## BEGIN Data shown
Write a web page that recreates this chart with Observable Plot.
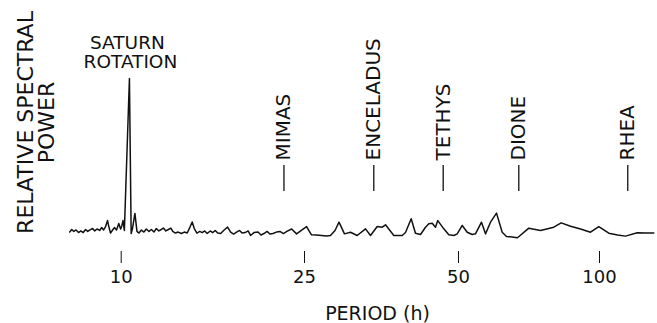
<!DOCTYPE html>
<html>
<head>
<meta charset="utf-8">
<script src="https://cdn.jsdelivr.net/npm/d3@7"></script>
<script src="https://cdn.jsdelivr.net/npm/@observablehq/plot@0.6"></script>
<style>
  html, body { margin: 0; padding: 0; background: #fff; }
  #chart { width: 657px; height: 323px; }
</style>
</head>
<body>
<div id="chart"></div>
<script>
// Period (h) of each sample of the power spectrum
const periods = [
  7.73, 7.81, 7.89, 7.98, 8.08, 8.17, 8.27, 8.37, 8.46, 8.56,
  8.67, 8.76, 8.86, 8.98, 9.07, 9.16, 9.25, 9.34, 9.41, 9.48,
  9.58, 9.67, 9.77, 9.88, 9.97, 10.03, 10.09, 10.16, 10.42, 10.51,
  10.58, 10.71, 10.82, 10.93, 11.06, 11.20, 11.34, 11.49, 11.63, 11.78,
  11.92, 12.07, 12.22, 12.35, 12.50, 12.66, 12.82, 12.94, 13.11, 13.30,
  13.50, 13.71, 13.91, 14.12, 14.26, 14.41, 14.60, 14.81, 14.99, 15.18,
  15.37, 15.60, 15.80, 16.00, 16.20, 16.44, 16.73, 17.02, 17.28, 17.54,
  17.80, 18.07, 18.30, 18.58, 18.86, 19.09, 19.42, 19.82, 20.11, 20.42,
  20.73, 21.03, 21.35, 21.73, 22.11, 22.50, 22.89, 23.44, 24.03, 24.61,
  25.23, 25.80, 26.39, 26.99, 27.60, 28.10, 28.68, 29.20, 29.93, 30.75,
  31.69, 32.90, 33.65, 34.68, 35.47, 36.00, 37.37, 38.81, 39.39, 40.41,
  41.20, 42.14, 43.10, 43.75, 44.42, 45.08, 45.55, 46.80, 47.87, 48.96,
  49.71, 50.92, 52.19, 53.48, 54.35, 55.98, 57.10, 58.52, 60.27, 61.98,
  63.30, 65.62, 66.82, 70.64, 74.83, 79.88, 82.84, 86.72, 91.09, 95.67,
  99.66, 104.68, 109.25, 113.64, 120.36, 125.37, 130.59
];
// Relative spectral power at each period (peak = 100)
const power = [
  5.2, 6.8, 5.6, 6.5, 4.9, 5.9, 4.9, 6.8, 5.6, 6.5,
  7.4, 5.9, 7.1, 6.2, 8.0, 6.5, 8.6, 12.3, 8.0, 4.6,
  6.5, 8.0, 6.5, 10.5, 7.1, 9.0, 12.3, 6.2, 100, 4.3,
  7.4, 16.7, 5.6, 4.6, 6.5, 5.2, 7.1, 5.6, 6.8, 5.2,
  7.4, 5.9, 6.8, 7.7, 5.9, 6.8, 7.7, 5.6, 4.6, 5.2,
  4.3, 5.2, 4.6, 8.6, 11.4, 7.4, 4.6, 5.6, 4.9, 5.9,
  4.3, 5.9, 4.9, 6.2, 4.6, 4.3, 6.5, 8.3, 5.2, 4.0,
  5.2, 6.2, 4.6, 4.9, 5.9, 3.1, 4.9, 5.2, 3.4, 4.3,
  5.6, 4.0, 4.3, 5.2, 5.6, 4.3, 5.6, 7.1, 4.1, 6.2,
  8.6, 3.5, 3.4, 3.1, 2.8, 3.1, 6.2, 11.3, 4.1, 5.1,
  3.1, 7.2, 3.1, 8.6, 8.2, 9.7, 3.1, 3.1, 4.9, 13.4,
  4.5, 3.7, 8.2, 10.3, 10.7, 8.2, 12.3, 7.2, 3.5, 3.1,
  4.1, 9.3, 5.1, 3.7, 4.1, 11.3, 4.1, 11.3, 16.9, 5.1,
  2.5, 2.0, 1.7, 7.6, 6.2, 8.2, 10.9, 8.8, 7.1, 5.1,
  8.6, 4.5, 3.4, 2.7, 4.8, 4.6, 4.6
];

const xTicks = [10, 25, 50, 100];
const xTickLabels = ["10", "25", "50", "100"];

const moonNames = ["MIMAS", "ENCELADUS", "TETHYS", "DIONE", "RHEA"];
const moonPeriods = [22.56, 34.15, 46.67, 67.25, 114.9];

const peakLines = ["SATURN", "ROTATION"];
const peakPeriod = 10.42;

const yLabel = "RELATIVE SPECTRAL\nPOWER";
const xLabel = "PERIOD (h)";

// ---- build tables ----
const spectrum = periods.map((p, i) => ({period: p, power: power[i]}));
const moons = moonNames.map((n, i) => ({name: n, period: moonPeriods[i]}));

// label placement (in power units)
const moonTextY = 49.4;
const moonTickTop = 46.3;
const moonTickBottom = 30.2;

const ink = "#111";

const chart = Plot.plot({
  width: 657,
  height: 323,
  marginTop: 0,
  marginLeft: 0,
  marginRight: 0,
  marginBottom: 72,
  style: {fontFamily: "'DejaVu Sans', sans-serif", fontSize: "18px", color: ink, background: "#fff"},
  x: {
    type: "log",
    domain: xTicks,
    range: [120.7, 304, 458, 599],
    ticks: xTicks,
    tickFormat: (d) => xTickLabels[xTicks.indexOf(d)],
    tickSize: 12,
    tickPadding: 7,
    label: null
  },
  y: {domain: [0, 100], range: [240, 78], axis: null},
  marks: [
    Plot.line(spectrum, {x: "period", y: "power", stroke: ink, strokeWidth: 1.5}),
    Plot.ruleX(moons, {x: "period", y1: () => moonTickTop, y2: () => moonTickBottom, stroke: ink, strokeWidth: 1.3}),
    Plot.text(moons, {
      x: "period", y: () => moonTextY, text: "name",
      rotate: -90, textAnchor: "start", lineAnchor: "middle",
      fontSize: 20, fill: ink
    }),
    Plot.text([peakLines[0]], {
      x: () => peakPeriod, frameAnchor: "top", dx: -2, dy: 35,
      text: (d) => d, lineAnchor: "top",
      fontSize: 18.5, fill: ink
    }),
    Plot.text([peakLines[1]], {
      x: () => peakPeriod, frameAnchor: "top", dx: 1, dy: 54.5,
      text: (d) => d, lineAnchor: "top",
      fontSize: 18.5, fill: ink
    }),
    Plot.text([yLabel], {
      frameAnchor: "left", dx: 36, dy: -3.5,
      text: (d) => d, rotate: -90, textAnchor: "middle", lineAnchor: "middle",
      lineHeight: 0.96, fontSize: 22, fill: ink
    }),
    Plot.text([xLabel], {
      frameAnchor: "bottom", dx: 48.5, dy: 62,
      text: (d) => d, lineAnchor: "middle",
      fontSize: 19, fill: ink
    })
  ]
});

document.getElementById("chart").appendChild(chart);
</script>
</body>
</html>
## END Data shown
» What is required: Except for the pictures, print the data above exactly.

» Answer to this exercise:
Write a web page that recreates this chart with Observable Plot.
<!DOCTYPE html>
<html>
<head>
<meta charset="utf-8">
<script src="https://cdn.jsdelivr.net/npm/d3@7"></script>
<script src="https://cdn.jsdelivr.net/npm/@observablehq/plot@0.6"></script>
<style>
  html, body { margin: 0; padding: 0; background: #fff; }
  #chart { width: 657px; height: 323px; }
</style>
</head>
<body>
<div id="chart"></div>
<script>
// Period (h) of each sample of the power spectrum
const periods = [
  7.73, 7.81, 7.89, 7.98, 8.08, 8.17, 8.27, 8.37, 8.46, 8.56,
  8.67, 8.76, 8.86, 8.98, 9.07, 9.16, 9.25, 9.34, 9.41, 9.48,
  9.58, 9.67, 9.77, 9.88, 9.97, 10.03, 10.09, 10.16, 10.42, 10.51,
  10.58, 10.71, 10.82, 10.93, 11.06, 11.20, 11.34, 11.49, 11.63, 11.78,
  11.92, 12.07, 12.22, 12.35, 12.50, 12.66, 12.82, 12.94, 13.11, 13.30,
  13.50, 13.71, 13.91, 14.12, 14.26, 14.41, 14.60, 14.81, 14.99, 15.18,
  15.37, 15.60, 15.80, 16.00, 16.20, 16.44, 16.73, 17.02, 17.28, 17.54,
  17.80, 18.07, 18.30, 18.58, 18.86, 19.09, 19.42, 19.82, 20.11, 20.42,
  20.73, 21.03, 21.35, 21.73, 22.11, 22.50, 22.89, 23.44, 24.03, 24.61,
  25.23, 25.80, 26.39, 26.99, 27.60, 28.10, 28.68, 29.20, 29.93, 30.75,
  31.69, 32.90, 33.65, 34.68, 35.47, 36.00, 37.37, 38.81, 39.39, 40.41,
  41.20, 42.14, 43.10, 43.75, 44.42, 45.08, 45.55, 46.80, 47.87, 48.96,
  49.71, 50.92, 52.19, 53.48, 54.35, 55.98, 57.10, 58.52, 60.27, 61.98,
  63.30, 65.62, 66.82, 70.64, 74.83, 79.88, 82.84, 86.72, 91.09, 95.67,
  99.66, 104.68, 109.25, 113.64, 120.36, 125.37, 130.59
];
// Relative spectral power at each period (peak = 100)
const power = [
  5.2, 6.8, 5.6, 6.5, 4.9, 5.9, 4.9, 6.8, 5.6, 6.5,
  7.4, 5.9, 7.1, 6.2, 8.0, 6.5, 8.6, 12.3, 8.0, 4.6,
  6.5, 8.0, 6.5, 10.5, 7.1, 9.0, 12.3, 6.2, 100, 4.3,
  7.4, 16.7, 5.6, 4.6, 6.5, 5.2, 7.1, 5.6, 6.8, 5.2,
  7.4, 5.9, 6.8, 7.7, 5.9, 6.8, 7.7, 5.6, 4.6, 5.2,
  4.3, 5.2, 4.6, 8.6, 11.4, 7.4, 4.6, 5.6, 4.9, 5.9,
  4.3, 5.9, 4.9, 6.2, 4.6, 4.3, 6.5, 8.3, 5.2, 4.0,
  5.2, 6.2, 4.6, 4.9, 5.9, 3.1, 4.9, 5.2, 3.4, 4.3,
  5.6, 4.0, 4.3, 5.2, 5.6, 4.3, 5.6, 7.1, 4.1, 6.2,
  8.6, 3.5, 3.4, 3.1, 2.8, 3.1, 6.2, 11.3, 4.1, 5.1,
  3.1, 7.2, 3.1, 8.6, 8.2, 9.7, 3.1, 3.1, 4.9, 13.4,
  4.5, 3.7, 8.2, 10.3, 10.7, 8.2, 12.3, 7.2, 3.5, 3.1,
  4.1, 9.3, 5.1, 3.7, 4.1, 11.3, 4.1, 11.3, 16.9, 5.1,
  2.5, 2.0, 1.7, 7.6, 6.2, 8.2, 10.9, 8.8, 7.1, 5.1,
  8.6, 4.5, 3.4, 2.7, 4.8, 4.6, 4.6
];

const xTicks = [10, 25, 50, 100];
const xTickLabels = ["10", "25", "50", "100"];

const moonNames = ["MIMAS", "ENCELADUS", "TETHYS", "DIONE", "RHEA"];
const moonPeriods = [22.56, 34.15, 46.67, 67.25, 114.9];

const peakLines = ["SATURN", "ROTATION"];
const peakPeriod = 10.42;

const yLabel = "RELATIVE SPECTRAL\nPOWER";
const xLabel = "PERIOD (h)";

// ---- build tables ----
const spectrum = periods.map((p, i) => ({period: p, power: power[i]}));
const moons = moonNames.map((n, i) => ({name: n, period: moonPeriods[i]}));

// label placement (in power units)
const moonTextY = 49.4;
const moonTickTop = 46.3;
const moonTickBottom = 30.2;

const ink = "#111";

const chart = Plot.plot({
  width: 657,
  height: 323,
  marginTop: 0,
  marginLeft: 0,
  marginRight: 0,
  marginBottom: 72,
  style: {fontFamily: "'DejaVu Sans', sans-serif", fontSize: "18px", color: ink, background: "#fff"},
  x: {
    type: "log",
    domain: xTicks,
    range: [120.7, 304, 458, 599],
    ticks: xTicks,
    tickFormat: (d) => xTickLabels[xTicks.indexOf(d)],
    tickSize: 12,
    tickPadding: 7,
    label: null
  },
  y: {domain: [0, 100], range: [240, 78], axis: null},
  marks: [
    Plot.line(spectrum, {x: "period", y: "power", stroke: ink, strokeWidth: 1.5}),
    Plot.ruleX(moons, {x: "period", y1: () => moonTickTop, y2: () => moonTickBottom, stroke: ink, strokeWidth: 1.3}),
    Plot.text(moons, {
      x: "period", y: () => moonTextY, text: "name",
      rotate: -90, textAnchor: "start", lineAnchor: "middle",
      fontSize: 20, fill: ink
    }),
    Plot.text([peakLines[0]], {
      x: () => peakPeriod, frameAnchor: "top", dx: -2, dy: 35,
      text: (d) => d, lineAnchor: "top",
      fontSize: 18.5, fill: ink
    }),
    Plot.text([peakLines[1]], {
      x: () => peakPeriod, frameAnchor: "top", dx: 1, dy: 54.5,
      text: (d) => d, lineAnchor: "top",
      fontSize: 18.5, fill: ink
    }),
    Plot.text([yLabel], {
      frameAnchor: "left", dx: 36, dy: -3.5,
      text: (d) => d, rotate: -90, textAnchor: "middle", lineAnchor: "middle",
      lineHeight: 0.96, fontSize: 22, fill: ink
    }),
    Plot.text([xLabel], {
      frameAnchor: "bottom", dx: 48.5, dy: 62,
      text: (d) => d, lineAnchor: "middle",
      fontSize: 19, fill: ink
    })
  ]
});

document.getElementById("chart").appendChild(chart);
</script>
</body>
</html>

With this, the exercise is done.